Trump claimed the FBI report exonerated Kavanaugh and expressed optimism about Republican chances in the November midterm elections, where control of the House of Representatives and Senate could be at stake.
“This is now the 7th time the FBI has investigated Judge Kavanaugh,” Trump said in a tweet, referencing six prior routine background checks the FBI completed on Kavanaugh during his time as a judge. “If we made it 100, it would still not be good enough for the Obstructionist Democrats.”
“The harsh and unfair treatment of Judge Brett Kavanaugh is having an incredible upward impact on voters,” Trump added. “The PEOPLE get it far better than the politicians.

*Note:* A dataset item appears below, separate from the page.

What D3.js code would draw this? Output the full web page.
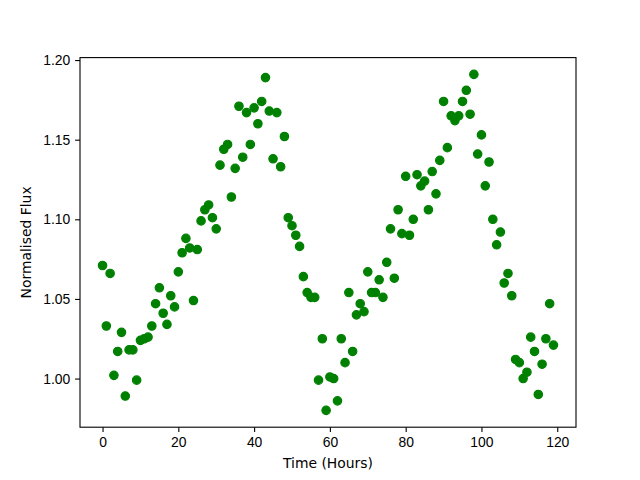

“Most importantly, this great life cannot be ruined by mean & despicable Democrats and totally uncorroborated allegations,” Trump said.
Trump nominated Kavanaugh to replace Justice Anthony Kennedy, who had been a swing vote on a panel now equally divided between four conservative and four liberal justices.
But his Senate confirmation process has been roiled by the allegations from Blasey Ford and takes place amid an atmosphere of bitter political partisanship in Washington.
Blasey Ford testified last week that Kavanaugh sexually assaulted her at a house party in the early 1980s while they were in high school.
Kavanaugh, in a fiery response, rejected the allegations and further sexual misconduct claims against him from two other women.
In the new background probe, the FBI contacted 10 people and interviewed nine, The New York Times reported. It was not clear why the 10th was not interviewed.
They include three people who Ford says were in the house at the time of the party. One is Mark Judge, who the professor says was in the room when Kavanaugh laid on top of her, ground his genitals against her and covered her mouth to keep her from screaming.
On Wednesday, the three Republican senators key to Kavanaugh’s approval blasted Trump for mocking Ford’s memory lapses at a political rally.
Collins denounced the president’s comments as “just plain wrong” while Murkowski called Trump’s speech “wholly inappropriate” and “unacceptable.”
Flake, the third Republican swing vote, said there was “no time and no place for remarks like that.”
“It’s kind of appalling,” he added.
As the Senate moved towards a vote, protestors were marching on the Supreme Court chanting “Say it loud, say it clear, Kavanaugh’s not welcome here.”
“I believe Dr. Ford, and I believe Kavanaugh is part of a Big Old Boys club that is going to protect him no matter what,” said Angela Trzepkowski, 55, from Middletown, Delaware.